= Territories of the Awori =

The Territories of the Awori are a part of Nigeria inhabited by the Awori tribe sub-ethnic group of the Yoruba people, speaking a distinct dialect of the Yoruba language. Traditionally, Awori are found in two Nigerian States: Ogun and Lagos.

==Territories with significant inhabitants==
The Awori could be grouped into two major divisions. These are the early Awori and the latter Awori groups. Among the early Awori group of settlement are Otta, Ado-Odo, Isheri, Otto-Awori, Iddo, Ebute Metta, Apa, Ibereko etc.

===Lagos State===
Awori is generally considered to be the earliest dominant tribe in Lagos, even though the throne for the Oba of Lagos had its origin from Benin.

In an interview with The Punch, Nigerian lawyer and elder statesman, Lateef Olufemi Okunnu described the Aworis as being the original inhabitants of Lagos State. He noted that they settled in Lagos about half a millennium ago, long before the Bini invasion of Lagos.

Sola Ebiseni, a former commissioner for environment in Ondo State and Awori-born legal practitioner in a publication for Vanguard, emphasized that early Awori territories in Lagos was governed through the Idejo chiefs, who had policies that ensured possession and increase of their land. He historically cited Awori as the second most populous indigenous tribe in Lagos, only surpassed by Ilaje people. Significant populations were described to have settled in Apapa, Ajegunle, Makoko, Iwaya, Bariga, Oko Baba, Oto, Ebute-Metta, Oyingbo, Ijora, Igbo Elejo, Ojo, Aloro Island (off the coast of Kirikiri) Ajah, Badore, Iton Agan, Oworonsoki, Agboyi, Bayeku etc.

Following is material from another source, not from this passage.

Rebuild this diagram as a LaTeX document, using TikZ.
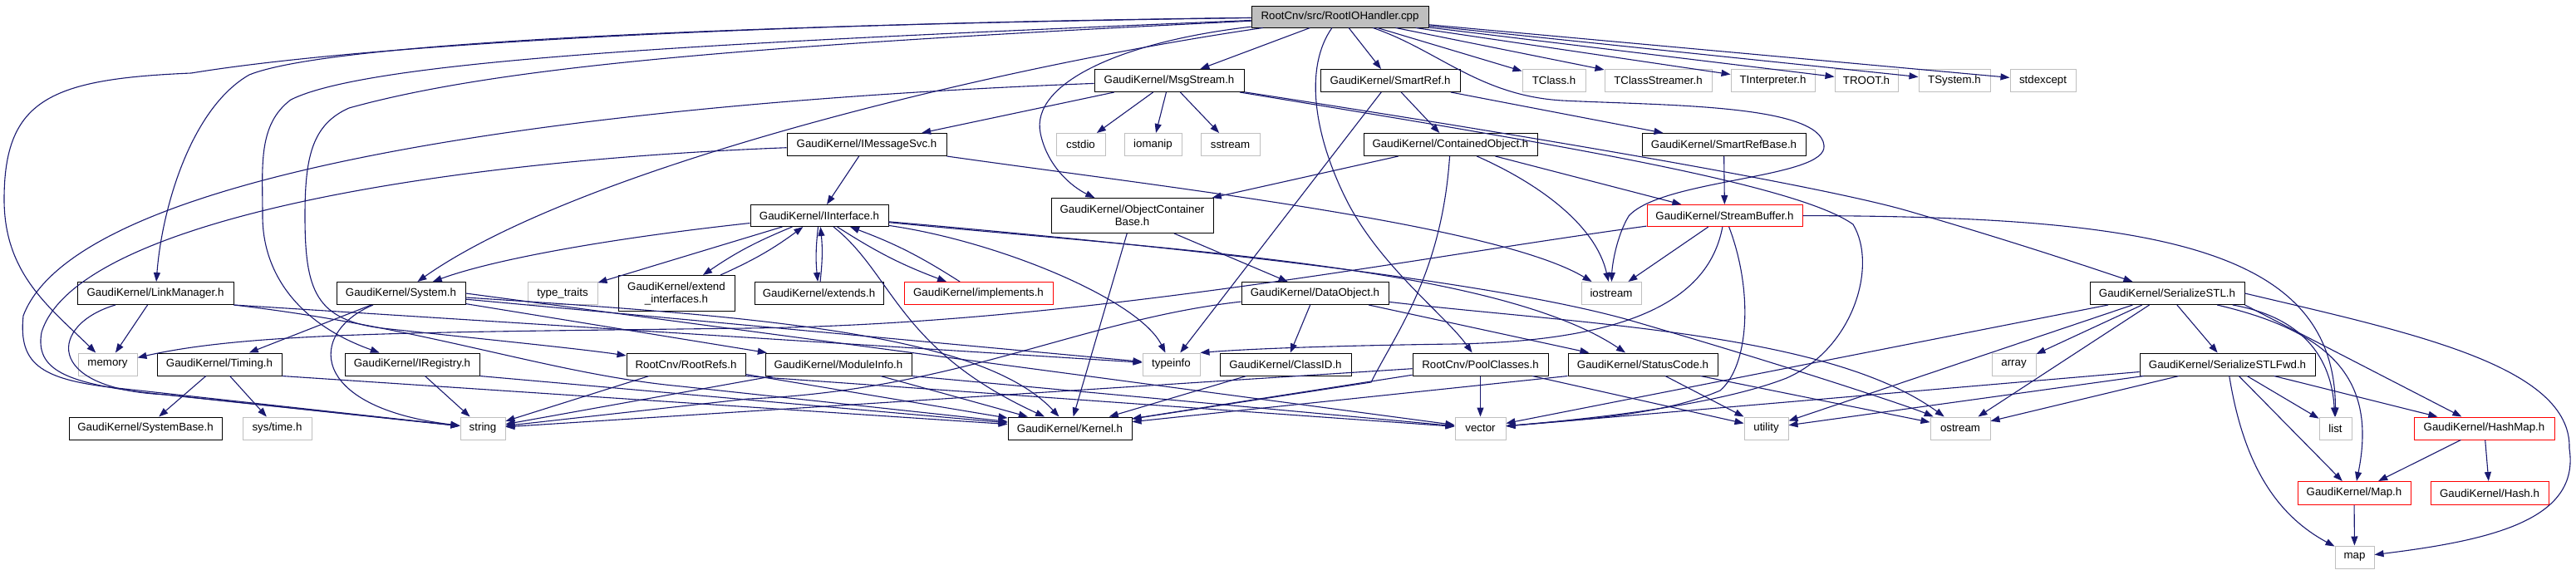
\documentclass[tikz,border=0pt]{standalone}
\usepackage{fontspec}
\setmainfont{Liberation Sans}
\usepackage{xcolor}
\usepackage{tikz}
\usetikzlibrary{shapes.geometric, arrows, arrows.meta}
\definecolor{edgeblue}{RGB}{25,25,112}
\definecolor{boxgray}{RGB}{191,191,191}
\newcommand{\hdrfont}{\fontsize{13.3}{15}\selectfont}
\tikzstyle{srcfile} = [rectangle, minimum height=26pt, inner sep=0pt, text centered, draw=black, fill=boxgray, line width=1pt, font=\hdrfont]
\tikzstyle{header} = [rectangle, minimum height=27pt, inner sep=0pt, text centered, draw=black, fill=white, line width=1pt, font=\hdrfont]
\tikzstyle{syshdr} = [rectangle, minimum height=27pt, inner sep=0pt, text centered, draw=boxgray, fill=white, line width=1pt, font=\hdrfont]
\tikzstyle{cuthdr} = [rectangle, minimum height=27pt, inner sep=0pt, text centered, draw=red, fill=white, line width=1pt, font=\hdrfont]
\tikzset{arw/.style={-{Triangle[length=11pt,width=8pt]}, line width=1.1pt, draw=edgeblue}}

\begin{document}
\begin{tikzpicture}[x=1pt, y=-1pt, node distance=77pt]
			\useasboundingbox (0,0) rectangle (3100,691);
			\node (root) [srcfile, minimum width=213pt] at (1612.5,20) {RootCnv/src/RootIOHandler.cpp};
			% first row
			\node (msg) [header, minimum width=180pt, below of=root, xshift=-205.5pt] {GaudiKernel/MsgStream.h};
			\node (smartref) [header, minimum width=168pt, right of=msg, xshift=189pt] {GaudiKernel/SmartRef.h};
			\node (tclass) [syshdr, minimum width=76pt, right of=smartref, xshift=120pt] {TClass.h};
			\node (tcstream) [syshdr, minimum width=129pt, right of=tclass, xshift=48.5pt] {TClassStreamer.h};
			\node (tinterp) [syshdr, minimum width=101pt, right of=tcstream, xshift=61pt] {TInterpreter.h};
			\node (troot) [syshdr, minimum width=76pt, right of=tinterp, xshift=35.5pt] {TROOT.h};
			\node (tsystem) [syshdr, minimum width=86pt, right of=troot, xshift=29pt] {TSystem.h};
			\node (stdexc) [syshdr, minimum width=79pt, right of=tsystem, xshift=29.5pt] {stdexcept};
			% second row
			\node (imsg) [header, minimum width=192pt, below of=msg, xshift=-364pt] {GaudiKernel/IMessageSvc.h};
			\node (cstdio) [syshdr, minimum width=59pt, right of=imsg, xshift=180.5pt] {cstdio};
			\node (iomanip) [syshdr, minimum width=69pt, right of=cstdio, xshift=10pt] {iomanip};
			\node (sstream) [syshdr, minimum width=71pt, right of=iomanip, xshift=16pt] {sstream};
			\node (contobj) [header, minimum width=209pt, below of=smartref, xshift=72.5pt] {GaudiKernel/ContainedObject.h};
			\node (srbase) [header, minimum width=197pt, right of=contobj, xshift=252pt] {GaudiKernel/SmartRefBase.h};
			% third row
			\node (iface) [header, minimum width=166pt, minimum height=26pt, below of=imsg, xshift=-57pt, yshift=-8.5pt] {GaudiKernel/IInterface.h};
			\node (ocb) [header, minimum width=195pt, minimum height=42pt, align=center, right of=iface, xshift=299.5pt] {GaudiKernel/ObjectContainer\\Base.h};
			\node (sbuf) [cuthdr, minimum width=187pt, minimum height=26pt, below of=srbase, xshift=1pt, yshift=-8.5pt] {GaudiKernel/StreamBuffer.h};
			% fourth row
			\node (extends) [header, minimum width=155pt, below of=iface, xshift=-0.5pt, yshift=-16.5pt] {GaudiKernel/extends.h};
			\node (extif) [header, minimum width=140pt, minimum height=43pt, align=center, left of=extends, xshift=-94.5pt] {GaudiKernel/extend\\\_interfaces.h};
			\node (ttraits) [syshdr, minimum width=84pt, left of=extif, xshift=-60pt] {type\_traits};
			\node (system) [header, minimum width=155pt, left of=ttraits, xshift=-117.5pt] {GaudiKernel/System.h};
			\node (linkmgr) [header, minimum width=188pt, left of=system, xshift=-218.5pt] {GaudiKernel/LinkManager.h};
			\node (impl) [cuthdr, minimum width=179pt, right of=extends, xshift=115pt] {GaudiKernel/implements.h};
			\node (dataobj) [header, minimum width=177pt, below of=ocb, xshift=220pt, yshift=-16.5pt] {GaudiKernel/DataObject.h};
			\node (iostream) [syshdr, minimum width=72pt, below of=sbuf, xshift=-136.5pt, yshift=-16.5pt] {iostream};
			\node (sstl) [header, minimum width=186pt, right of=iostream, xshift=592pt] {GaudiKernel/SerializeSTL.h};
			% fifth row
			\node (memory) [syshdr, minimum width=71pt, below of=linkmgr, xshift=-57.5pt, yshift=-8.5pt] {memory};
			\node (timing) [header, minimum width=150pt, right of=memory, xshift=57.5pt] {GaudiKernel/Timing.h};
			\node (iregistry) [header, minimum width=162pt, below of=system, xshift=13.5pt, yshift=-8.5pt] {GaudiKernel/IRegistry.h};
			\node (rootrefs) [header, minimum width=143pt, right of=iregistry, xshift=252.5pt] {RootCnv/RootRefs.h};
			\node (modinfo) [header, minimum width=176pt, right of=rootrefs, xshift=106.5pt] {GaudiKernel/ModuleInfo.h};
			\node (typeinfo) [syshdr, minimum width=69pt, right of=modinfo, xshift=323.5pt] {typeinfo};
			\node (classid) [header, minimum width=158pt, right of=typeinfo, xshift=60.5pt] {GaudiKernel/ClassID.h};
			\node (poolcls) [header, minimum width=163pt, right of=classid, xshift=157.5pt] {RootCnv/PoolClasses.h};
			\node (statcode) [header, minimum width=180pt, right of=poolcls, xshift=118.5pt] {GaudiKernel/StatusCode.h};
			\node (array) [syshdr, minimum width=53pt, right of=statcode, xshift=369.5pt] {array};
			\node (sstlfwd) [header, minimum width=211pt, below of=sstl, xshift=72.5pt, yshift=-8.5pt] {GaudiKernel/SerializeSTLFwd.h};
			% sixth row
			\node (sysbase) [header, minimum width=184pt, below of=timing, xshift=-89pt] {GaudiKernel/SystemBase.h};
			\node (systime) [syshdr, minimum width=83pt, right of=sysbase, xshift=81.5pt] {sys/time.h};
			\node (string) [syshdr, minimum width=54pt, right of=systime, xshift=170.5pt] {string};
			\node (kernel) [header, minimum width=149pt, right of=string, xshift=629.5pt] {GaudiKernel/Kernel.h};
			\node (vector) [syshdr, minimum width=61pt, below of=poolcls] {vector};
			\node (utility) [syshdr, minimum width=53pt, right of=vector, xshift=267pt] {utility};
			\node (ostream) [syshdr, minimum width=72pt, right of=utility, xshift=156.5pt] {ostream};
			\node (list) [syshdr, minimum width=39pt, right of=ostream, xshift=374.5pt] {list};
			\node (hashmap) [cuthdr, minimum width=169pt, right of=list, xshift=102pt] {GaudiKernel/HashMap.h};
			% last rows
			\node (mapH) [cuthdr, minimum width=136pt, minimum height=28pt, below of=list, xshift=22.5pt, yshift=-1pt] {GaudiKernel/Map.h};
			\node (hashH) [cuthdr, minimum width=142pt, minimum height=28pt, right of=mapH, xshift=86pt] {GaudiKernel/Hash.h};
			\node (map) [syshdr, minimum width=47pt, below of=mapH, xshift=0.5pt] {map};
			
			
			\draw [arw] (root) -- (msg);
			\draw [arw] (root) -- (smartref);
			\draw [arw] (root) -- (tclass);
			\draw [arw] (root) -- (tcstream);
			\draw [arw] (root) -- (tinterp);
			\draw [arw] (root) -- (troot);
			\draw [arw] (root) -- (tsystem);
			\draw [arw] (root) -- (stdexc);
			\draw [arw] (root) .. controls (1200,80) and (700,200) .. (system);
			\draw [arw] (root) .. controls (900,30) and (400,50) .. (300,90) .. controls (230,130) and (195,250) .. (linkmgr);
			\draw [arw] (root) .. controls (800,30) and (400,60) .. (230,88) .. controls (60,95) and (5,120) .. (5,240) .. controls (5,330) and (60,370) .. (memory);
			\draw [arw] (root) .. controls (900,50) and (450,70) .. (350,120) .. controls (310,150) and (316,200) .. (316,260) .. controls (316,330) and (360,390) .. (iregistry);
			\draw [arw] (root) .. controls (900,55) and (600,80) .. (420,130) .. controls (375,150) and (367,190) .. (367,260) .. controls (367,350) and (380,385) .. (460,395) .. controls (600,410) and (700,420) .. (rootrefs);
			\draw [arw] (root) .. controls (1350,50) and (1240,100) .. (1252,160) .. controls (1260,200) and (1290,225) .. (ocb);
			\draw [arw] (root) .. controls (1570,80) and (1580,160) .. (1620,240) .. controls (1660,320) and (1740,380) .. (poolcls);
			\draw [arw] (root) .. controls (1730,60) and (1780,115) .. (1880,121) .. controls (2000,127) and (2190,125) .. (2195,175) .. controls (2200,215) and (2000,215) .. (1960,260) .. controls (1945,285) and (1940,320) .. (iostream);
			\draw [arw] (msg) -- (imsg);
			\draw [arw] (msg) -- (cstdio);
			\draw [arw] (msg) -- (iomanip);
			\draw [arw] (msg) -- (sstream);
			\draw [arw] (msg) .. controls (1850,165) and (2200,225) .. (2300,255) .. controls (2420,290) and (2510,320) .. (sstl);
			\draw [arw] (msg) .. controls (1850,170) and (2160,220) .. (2230,270) .. controls (2260,320) and (2230,420) .. (2150,455) .. controls (2060,490) and (1900,505) .. (vector);
			\draw [arw] (msg) .. controls (800,120) and (100,190) .. (28,380) .. controls (22,440) and (50,458) .. (150,468) -- (string);
			\draw [arw] (imsg) -- (iface);
			\draw [arw] (imsg.south east) .. controls (1400,225) and (1800,270) .. (iostream);
			\draw [arw] (imsg) .. controls (500,195) and (90,270) .. (50,400) .. controls (42,445) and (80,460) .. (170,472) -- (string);
			\draw [arw] (smartref) -- (contobj);
			\draw [arw] (smartref) -- (srbase);
			\draw [arw] (smartref) -- (typeinfo);
			\draw [arw] (contobj) -- (ocb);
			\draw [arw] (contobj) .. controls (1735,330) and (1680,400) .. (1650,460) -- (kernel);
			\draw [arw] (contobj) .. controls (1850,220) and (1920,270) .. (iostream);
			\draw [arw] (contobj) -- (sbuf);
			\draw [arw] (srbase) -- (sbuf);
			\draw [arw] (sbuf) -- (iostream);
			\draw [arw] (sbuf) .. controls (2600,260) and (2810,300) .. (list);
			\draw [arw] (sbuf) .. controls (2110,350) and (2105,440) .. (2070,470) .. controls (2000,500) and (1900,505) .. (vector);
			\draw [arw] (sbuf) .. controls (2060,340) and (2000,410) .. (1750,414) .. controls (1600,416) and (1500,420) .. (typeinfo.north east);
			\draw [arw] (sbuf) .. controls (1700,310) and (1300,390) .. (900,395) .. controls (500,400) and (300,400) .. (memory);
			\draw [arw] (iface) .. controls (750,285) and (600,310) .. (system);
			\draw [arw] (iface) -- (ttraits);
			\draw [arw] (iface) to[bend right=6] (extif);
			\draw [arw] (extif) to[bend right=6] (iface);
			\draw [arw] (iface) to[bend right=6] (extends);
			\draw [arw] (extends) to[bend right=6] (iface);
			\draw [arw] (iface) to[bend right=6] (impl);
			\draw [arw] (impl) to[bend right=6] (iface);
			\draw [arw] (iface) .. controls (1200,290) and (1370,360) .. (typeinfo);
			\draw [arw] (iface) .. controls (1075,330) and (1080,420) .. (kernel);
			\draw [arw] (iface) .. controls (1400,300) and (1800,320) .. (statcode);
			\draw [arw] (iface) .. controls (1450,300) and (1800,340) .. (1960,385) .. controls (2150,440) and (2300,490) .. (ostream);
			\draw [arw] (ocb) -- (dataobj);
			\draw [arw] (ocb) -- (kernel);
			\draw [arw] (dataobj) -- (classid);
			\draw [arw] (dataobj) -- (statcode);
			\draw [arw] (dataobj) .. controls (1900,390) and (2200,400) .. (ostream);
			\draw [arw] (dataobj) .. controls (1300,385) and (1150,470) .. (900,480) -- (string);
			\draw [arw] (classid) -- (kernel);
			\draw [arw] (system) -- (timing);
			\draw [arw] (system) -- (modinfo);
			\draw [arw] (system) .. controls (900,380) and (1180,400) .. (kernel);
			\draw [arw] (system) .. controls (370,400) and (370,490) .. (string);
			\draw [arw] (system.east) -- (vector);
			\draw [arw] (system) -- (typeinfo);
			\draw [arw] (linkmgr) -- (memory);
			\draw [arw] (linkmgr) .. controls (60,390) and (50,468) .. (200,475) -- (string);
			\draw [arw] (linkmgr.south east) -- (typeinfo);
			\draw [arw] (linkmgr.south east) .. controls (520,395) and (660,450) .. (820,465) -- (kernel);
			\draw [arw] (timing) -- (sysbase);
			\draw [arw] (timing) -- (systime);
			\draw [arw] (timing.south east) -- (kernel);
			\draw [arw] (iregistry) -- (string);
			\draw [arw] (iregistry.south east) -- (kernel);
			\draw [arw] (rootrefs) -- (string);
			\draw [arw] (rootrefs) -- (kernel);
			\draw [arw] (rootrefs.south east) -- (vector);
			\draw [arw] (modinfo) -- (string);
			\draw [arw] (modinfo) -- (kernel);
			\draw [arw] (modinfo.south east) -- (vector);
			\draw [arw] (poolcls) -- (vector);
			\draw [arw] (poolcls) -- (kernel);
			\draw [arw] (poolcls) -- (string);
			\draw [arw] (poolcls) -- (utility);
			\draw [arw] (statcode) -- (utility);
			\draw [arw] (statcode) -- (ostream);
			\draw [arw] (statcode.south west) -- (kernel);
			\draw [arw] (sstl) -- (array);
			\draw [arw] (sstl) -- (sstlfwd);
			\draw [arw] (sstl) -- (ostream);
			\draw [arw] (sstl) -- (vector);
			\draw [arw] (sstl) -- (utility);
			\draw [arw] (sstl) .. controls (2760,380) and (2805,420) .. (list);
			\draw [arw] (sstl) .. controls (2810,400) and (2860,460) .. (mapH);
			\draw [arw] (sstl.south east) -- (hashmap);
			\draw [arw] (sstl.east) .. controls (2900,400) and (3095,440) .. (3092,540) .. controls (3105,625) and (3000,650) .. (map);
			\draw [arw] (sstlfwd) -- (ostream);
			\draw [arw] (sstlfwd) -- (vector);
			\draw [arw] (sstlfwd) -- (utility);
			\draw [arw] (sstlfwd) -- (list);
			\draw [arw] (sstlfwd) -- (mapH);
			\draw [arw] (sstlfwd) -- (hashmap);
			\draw [arw] (sstlfwd) .. controls (2700,560) and (2740,620) .. (map);
			\draw [arw] (hashmap) -- (mapH);
			\draw [arw] (hashmap) -- (hashH);
			\draw [arw] (mapH) -- (map);
			
			
			\end{tikzpicture}
\end{document}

In 2017, Erelu Kuti of Lagos, Abiola Dosunmu controversially refuted claims that the Awori's were the original "owners" of Lagos. She described Lagos as firstly being an "extension of the Benin kingdom". She also stated that after the emigration of the Awori tribe they were initially paying royalties to the Oba of Benin. Her position was denied by Oba of Lagos, who earlier espoused the significance of Bini in the creation of Lagos but claimed that the Benin were not the owners of Lagos.

The Awori constitute the bulk of the indigenous population of sixteen, out of the twenty local government areas of Lagos State as at the year 2003, the only exceptions being Epe, Ikorodu and IbejuLekki with minimal Awori inhabitants. In these areas, they have developed many kingdoms and chiefdoms. Speaking against a proposed Lagoon State, Awori Welfare Association of Nigeria (AWAN) advocated for more local governments for Aworiland, instead of creation of more states as marginalization of minorities will come to play if done. They also identified the insensitivity of the actors due to lack of consultation as a reason for their refusal. Apapa, Iganmu, Somolu, Bariga, Akoka, Eti-Okun, Iwerekun, Kosofe, Agboyi, Ketu, Obalende/lkoyi, Iru/Victoria Island, Eti-Osa East, Eti-Osa West, Eti-Osa Central, Etikun, Ibeshe and Majidun towns were described as Aworiland in the proposed state.

===Ogun State===
The Awori people in Ogun State are located in Ogun West senatorial district, a portion that represents 37 percent of the entire area and 31% of the population in the state.